Entries with chart source code

[start]

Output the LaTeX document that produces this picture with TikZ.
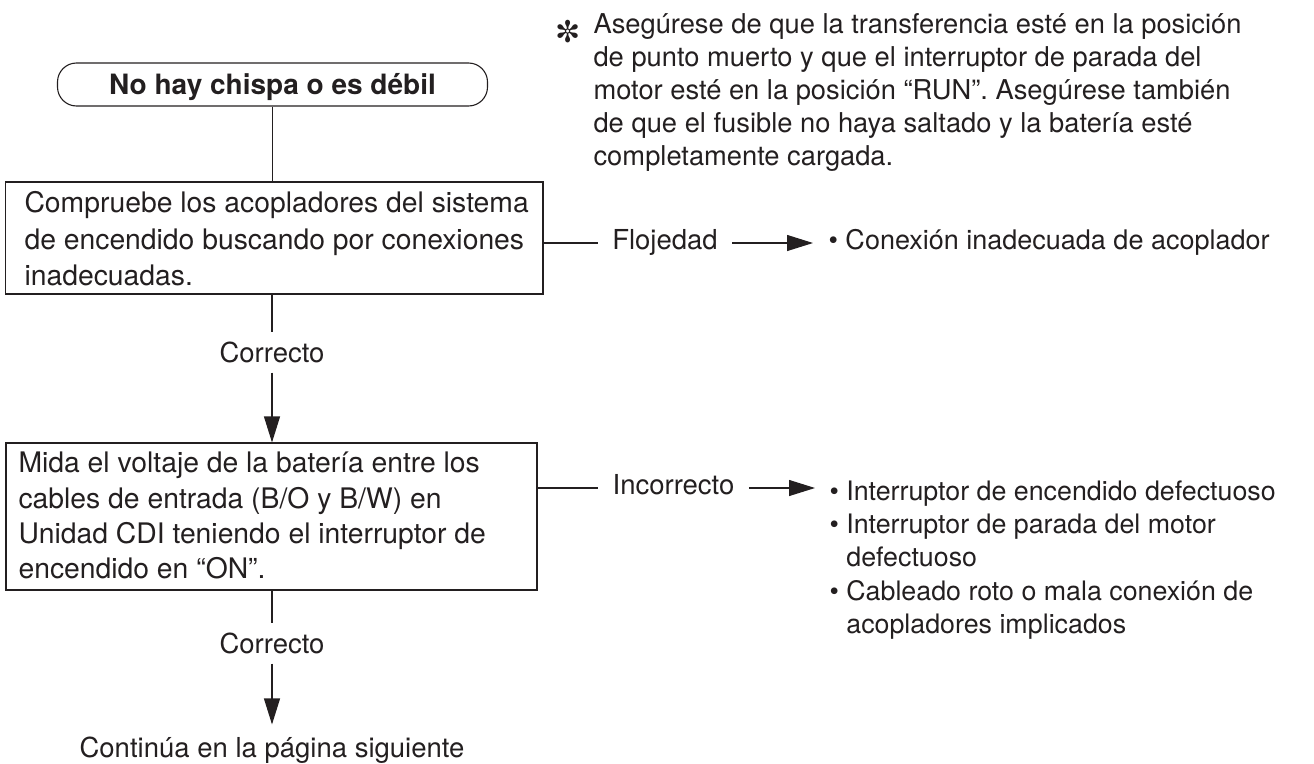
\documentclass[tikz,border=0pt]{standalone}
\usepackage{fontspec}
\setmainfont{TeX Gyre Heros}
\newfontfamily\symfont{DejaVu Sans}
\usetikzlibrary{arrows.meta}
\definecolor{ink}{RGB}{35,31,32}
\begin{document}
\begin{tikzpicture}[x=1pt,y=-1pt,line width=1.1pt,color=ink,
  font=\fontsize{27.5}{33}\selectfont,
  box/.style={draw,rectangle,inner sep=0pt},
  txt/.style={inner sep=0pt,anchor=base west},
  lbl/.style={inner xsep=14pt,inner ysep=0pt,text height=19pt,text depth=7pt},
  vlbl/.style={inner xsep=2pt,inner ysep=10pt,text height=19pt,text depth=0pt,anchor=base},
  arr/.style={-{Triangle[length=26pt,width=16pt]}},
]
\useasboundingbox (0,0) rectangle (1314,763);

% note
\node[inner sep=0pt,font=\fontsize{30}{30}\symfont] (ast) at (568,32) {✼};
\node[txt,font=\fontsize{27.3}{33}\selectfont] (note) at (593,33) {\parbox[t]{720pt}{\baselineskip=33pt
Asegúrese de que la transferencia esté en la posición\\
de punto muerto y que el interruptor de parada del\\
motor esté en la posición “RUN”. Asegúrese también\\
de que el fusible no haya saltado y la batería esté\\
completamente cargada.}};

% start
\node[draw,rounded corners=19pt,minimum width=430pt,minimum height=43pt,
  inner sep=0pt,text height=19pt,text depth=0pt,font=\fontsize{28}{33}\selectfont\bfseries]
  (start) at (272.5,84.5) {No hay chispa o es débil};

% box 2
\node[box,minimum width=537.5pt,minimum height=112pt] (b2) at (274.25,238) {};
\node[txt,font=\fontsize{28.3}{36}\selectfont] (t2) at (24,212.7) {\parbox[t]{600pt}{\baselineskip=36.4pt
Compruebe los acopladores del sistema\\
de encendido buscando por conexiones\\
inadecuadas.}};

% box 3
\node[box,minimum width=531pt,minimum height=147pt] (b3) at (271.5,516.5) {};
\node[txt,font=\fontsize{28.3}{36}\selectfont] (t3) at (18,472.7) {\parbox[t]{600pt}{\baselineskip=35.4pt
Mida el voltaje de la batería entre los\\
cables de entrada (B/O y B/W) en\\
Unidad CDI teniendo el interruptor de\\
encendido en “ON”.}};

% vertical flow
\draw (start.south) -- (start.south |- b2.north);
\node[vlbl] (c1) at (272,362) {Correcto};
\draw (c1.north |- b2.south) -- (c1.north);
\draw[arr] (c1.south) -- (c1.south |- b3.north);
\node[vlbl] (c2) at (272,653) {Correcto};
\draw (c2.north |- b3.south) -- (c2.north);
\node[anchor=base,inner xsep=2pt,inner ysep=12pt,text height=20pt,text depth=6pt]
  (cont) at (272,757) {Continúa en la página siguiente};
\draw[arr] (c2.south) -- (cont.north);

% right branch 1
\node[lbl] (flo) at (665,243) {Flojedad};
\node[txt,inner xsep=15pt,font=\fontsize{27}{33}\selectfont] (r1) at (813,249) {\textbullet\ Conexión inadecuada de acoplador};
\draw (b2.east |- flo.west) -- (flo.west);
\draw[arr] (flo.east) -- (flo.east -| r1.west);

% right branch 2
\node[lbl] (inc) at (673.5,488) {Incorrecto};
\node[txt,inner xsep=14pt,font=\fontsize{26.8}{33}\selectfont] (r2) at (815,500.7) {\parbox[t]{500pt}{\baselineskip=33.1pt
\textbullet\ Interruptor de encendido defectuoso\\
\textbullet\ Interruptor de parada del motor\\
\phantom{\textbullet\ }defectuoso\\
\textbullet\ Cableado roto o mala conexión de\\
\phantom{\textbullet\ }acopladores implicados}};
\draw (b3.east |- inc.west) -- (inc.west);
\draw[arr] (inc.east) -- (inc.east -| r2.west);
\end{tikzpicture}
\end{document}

[end]
[start]

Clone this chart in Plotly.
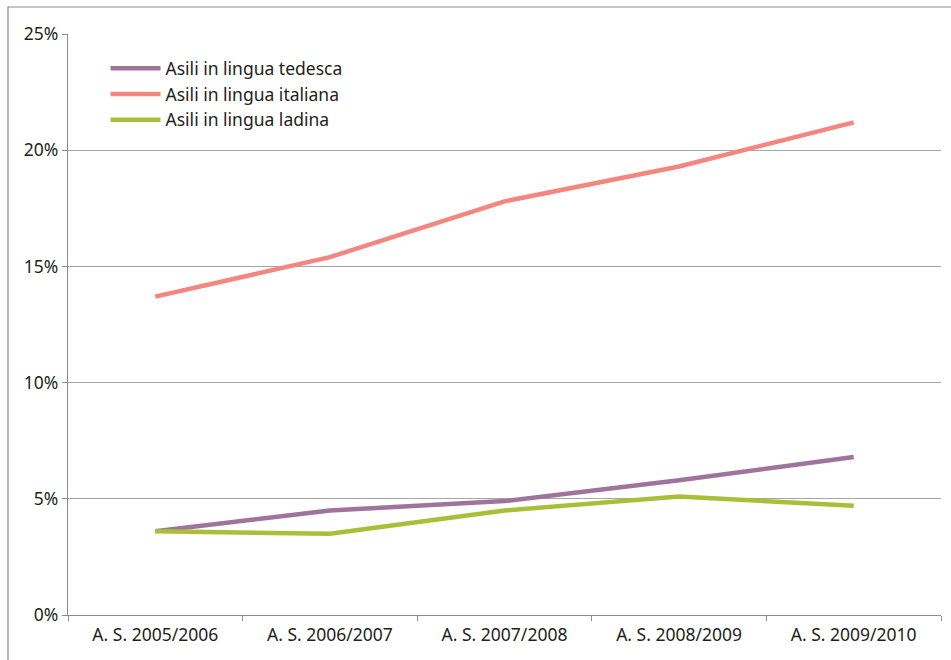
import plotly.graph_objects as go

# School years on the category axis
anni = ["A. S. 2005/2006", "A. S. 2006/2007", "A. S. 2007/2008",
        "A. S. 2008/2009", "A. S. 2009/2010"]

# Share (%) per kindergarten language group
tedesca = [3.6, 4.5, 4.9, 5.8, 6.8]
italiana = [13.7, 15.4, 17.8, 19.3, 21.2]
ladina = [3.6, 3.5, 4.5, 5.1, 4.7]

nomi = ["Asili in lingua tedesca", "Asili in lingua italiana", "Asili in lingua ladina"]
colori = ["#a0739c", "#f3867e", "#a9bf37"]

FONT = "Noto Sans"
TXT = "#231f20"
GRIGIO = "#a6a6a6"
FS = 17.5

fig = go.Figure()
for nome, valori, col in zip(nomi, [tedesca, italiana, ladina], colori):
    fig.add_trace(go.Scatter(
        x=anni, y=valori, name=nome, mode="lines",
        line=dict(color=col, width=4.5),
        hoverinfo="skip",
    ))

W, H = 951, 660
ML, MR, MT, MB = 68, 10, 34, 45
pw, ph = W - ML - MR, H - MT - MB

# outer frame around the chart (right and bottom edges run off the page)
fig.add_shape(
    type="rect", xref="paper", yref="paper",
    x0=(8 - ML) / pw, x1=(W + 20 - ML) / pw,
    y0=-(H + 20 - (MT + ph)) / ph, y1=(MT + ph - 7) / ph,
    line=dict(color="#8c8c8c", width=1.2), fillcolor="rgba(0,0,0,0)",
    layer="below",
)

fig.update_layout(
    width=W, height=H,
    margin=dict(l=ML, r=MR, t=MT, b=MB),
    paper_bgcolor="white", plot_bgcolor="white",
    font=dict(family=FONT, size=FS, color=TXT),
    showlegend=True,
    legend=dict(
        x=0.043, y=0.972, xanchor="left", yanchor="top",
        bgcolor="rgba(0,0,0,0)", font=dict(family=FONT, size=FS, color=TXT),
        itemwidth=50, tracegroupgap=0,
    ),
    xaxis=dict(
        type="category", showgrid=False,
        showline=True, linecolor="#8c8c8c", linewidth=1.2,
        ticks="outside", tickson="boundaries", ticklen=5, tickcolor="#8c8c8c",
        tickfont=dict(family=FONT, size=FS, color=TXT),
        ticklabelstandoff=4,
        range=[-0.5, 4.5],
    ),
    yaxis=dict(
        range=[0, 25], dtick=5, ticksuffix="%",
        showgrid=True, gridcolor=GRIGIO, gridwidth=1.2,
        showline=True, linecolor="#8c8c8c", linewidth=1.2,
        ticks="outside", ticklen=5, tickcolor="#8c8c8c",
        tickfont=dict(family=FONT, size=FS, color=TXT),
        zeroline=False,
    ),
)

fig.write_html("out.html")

[end]
[start]

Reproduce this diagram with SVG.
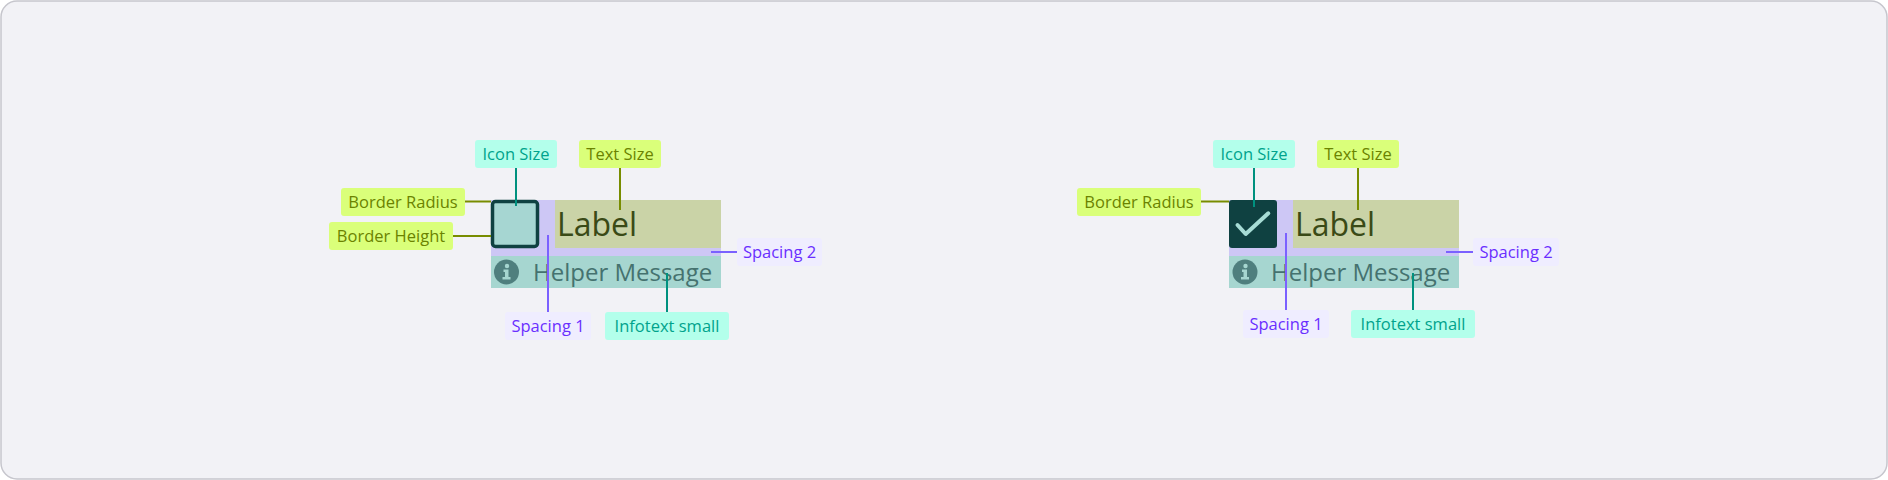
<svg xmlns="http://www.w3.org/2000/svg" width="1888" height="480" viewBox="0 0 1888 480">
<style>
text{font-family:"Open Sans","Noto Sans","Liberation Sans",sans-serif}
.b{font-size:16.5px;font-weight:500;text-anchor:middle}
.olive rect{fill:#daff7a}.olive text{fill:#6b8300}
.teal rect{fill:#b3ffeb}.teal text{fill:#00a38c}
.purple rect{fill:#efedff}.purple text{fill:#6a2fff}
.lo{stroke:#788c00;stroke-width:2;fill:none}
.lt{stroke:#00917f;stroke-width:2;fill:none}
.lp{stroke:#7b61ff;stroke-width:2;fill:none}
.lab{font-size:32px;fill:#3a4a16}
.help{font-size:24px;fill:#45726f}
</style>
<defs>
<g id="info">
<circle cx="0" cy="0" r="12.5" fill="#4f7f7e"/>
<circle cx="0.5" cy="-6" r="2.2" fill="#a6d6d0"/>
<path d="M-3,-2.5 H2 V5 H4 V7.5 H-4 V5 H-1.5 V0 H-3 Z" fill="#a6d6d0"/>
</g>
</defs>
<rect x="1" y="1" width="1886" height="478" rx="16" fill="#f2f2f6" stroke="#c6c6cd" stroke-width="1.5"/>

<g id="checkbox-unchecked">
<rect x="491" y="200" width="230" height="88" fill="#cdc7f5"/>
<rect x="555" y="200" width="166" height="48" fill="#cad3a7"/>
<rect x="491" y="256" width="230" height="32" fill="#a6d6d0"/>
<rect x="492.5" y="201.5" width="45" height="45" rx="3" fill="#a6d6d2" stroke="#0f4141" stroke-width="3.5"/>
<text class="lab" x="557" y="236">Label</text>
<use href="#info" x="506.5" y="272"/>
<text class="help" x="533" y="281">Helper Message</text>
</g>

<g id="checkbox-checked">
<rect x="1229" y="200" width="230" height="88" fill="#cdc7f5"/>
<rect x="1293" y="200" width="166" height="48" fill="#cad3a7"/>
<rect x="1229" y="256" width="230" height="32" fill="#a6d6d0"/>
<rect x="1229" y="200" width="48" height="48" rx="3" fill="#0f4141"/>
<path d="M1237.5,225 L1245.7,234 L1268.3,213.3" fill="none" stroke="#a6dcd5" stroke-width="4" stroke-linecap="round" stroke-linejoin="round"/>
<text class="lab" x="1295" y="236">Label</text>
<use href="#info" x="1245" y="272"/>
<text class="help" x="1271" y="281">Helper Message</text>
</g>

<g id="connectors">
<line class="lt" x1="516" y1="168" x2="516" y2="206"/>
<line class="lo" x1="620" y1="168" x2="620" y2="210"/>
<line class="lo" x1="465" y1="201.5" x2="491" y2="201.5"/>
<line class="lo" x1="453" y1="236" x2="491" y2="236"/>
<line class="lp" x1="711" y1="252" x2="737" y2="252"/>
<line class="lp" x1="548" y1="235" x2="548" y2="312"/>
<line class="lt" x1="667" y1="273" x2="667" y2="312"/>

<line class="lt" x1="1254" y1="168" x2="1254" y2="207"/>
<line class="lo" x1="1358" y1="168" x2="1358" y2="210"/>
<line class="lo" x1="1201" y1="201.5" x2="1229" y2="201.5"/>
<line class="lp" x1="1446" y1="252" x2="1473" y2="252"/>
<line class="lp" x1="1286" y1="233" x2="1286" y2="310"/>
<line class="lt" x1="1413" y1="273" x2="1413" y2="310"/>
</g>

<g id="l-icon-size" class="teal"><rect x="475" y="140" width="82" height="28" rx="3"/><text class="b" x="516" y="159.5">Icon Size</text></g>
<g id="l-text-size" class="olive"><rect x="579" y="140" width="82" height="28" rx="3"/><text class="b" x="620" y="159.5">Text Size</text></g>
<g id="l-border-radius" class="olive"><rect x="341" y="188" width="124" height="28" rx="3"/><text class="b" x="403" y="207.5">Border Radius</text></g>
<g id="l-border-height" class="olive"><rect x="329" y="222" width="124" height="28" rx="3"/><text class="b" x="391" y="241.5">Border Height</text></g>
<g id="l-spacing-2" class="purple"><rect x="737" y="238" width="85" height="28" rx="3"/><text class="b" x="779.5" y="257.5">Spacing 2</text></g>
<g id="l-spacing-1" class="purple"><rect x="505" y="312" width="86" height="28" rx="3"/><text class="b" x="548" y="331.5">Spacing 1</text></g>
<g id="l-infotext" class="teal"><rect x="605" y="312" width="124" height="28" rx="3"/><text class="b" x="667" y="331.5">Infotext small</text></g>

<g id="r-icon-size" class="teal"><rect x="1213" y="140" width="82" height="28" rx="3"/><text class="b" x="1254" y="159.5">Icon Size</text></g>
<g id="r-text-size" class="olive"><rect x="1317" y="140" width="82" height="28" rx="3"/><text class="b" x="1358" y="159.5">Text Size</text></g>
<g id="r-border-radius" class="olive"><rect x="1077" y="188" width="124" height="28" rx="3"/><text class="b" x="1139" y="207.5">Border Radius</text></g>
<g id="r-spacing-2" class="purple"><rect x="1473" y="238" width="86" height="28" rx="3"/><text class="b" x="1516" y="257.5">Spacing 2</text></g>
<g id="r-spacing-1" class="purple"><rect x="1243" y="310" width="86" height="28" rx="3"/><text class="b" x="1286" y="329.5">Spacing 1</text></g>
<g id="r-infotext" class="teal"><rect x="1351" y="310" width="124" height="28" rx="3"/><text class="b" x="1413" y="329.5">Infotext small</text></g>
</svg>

[end]

§ WRITTEN REQUEST
The first line to copy holds "Clone this chart in Plotly.", and the last holds "ladina = [3.6, 3.5, 4.5, 5.1, 4.7]". Copy them and the lines between exactly, leaving out pictures.

§ THE SOLUTION
Clone this chart in Plotly.
import plotly.graph_objects as go

# School years on the category axis
anni = ["A. S. 2005/2006", "A. S. 2006/2007", "A. S. 2007/2008",
        "A. S. 2008/2009", "A. S. 2009/2010"]

# Share (%) per kindergarten language group
tedesca = [3.6, 4.5, 4.9, 5.8, 6.8]
italiana = [13.7, 15.4, 17.8, 19.3, 21.2]
ladina = [3.6, 3.5, 4.5, 5.1, 4.7]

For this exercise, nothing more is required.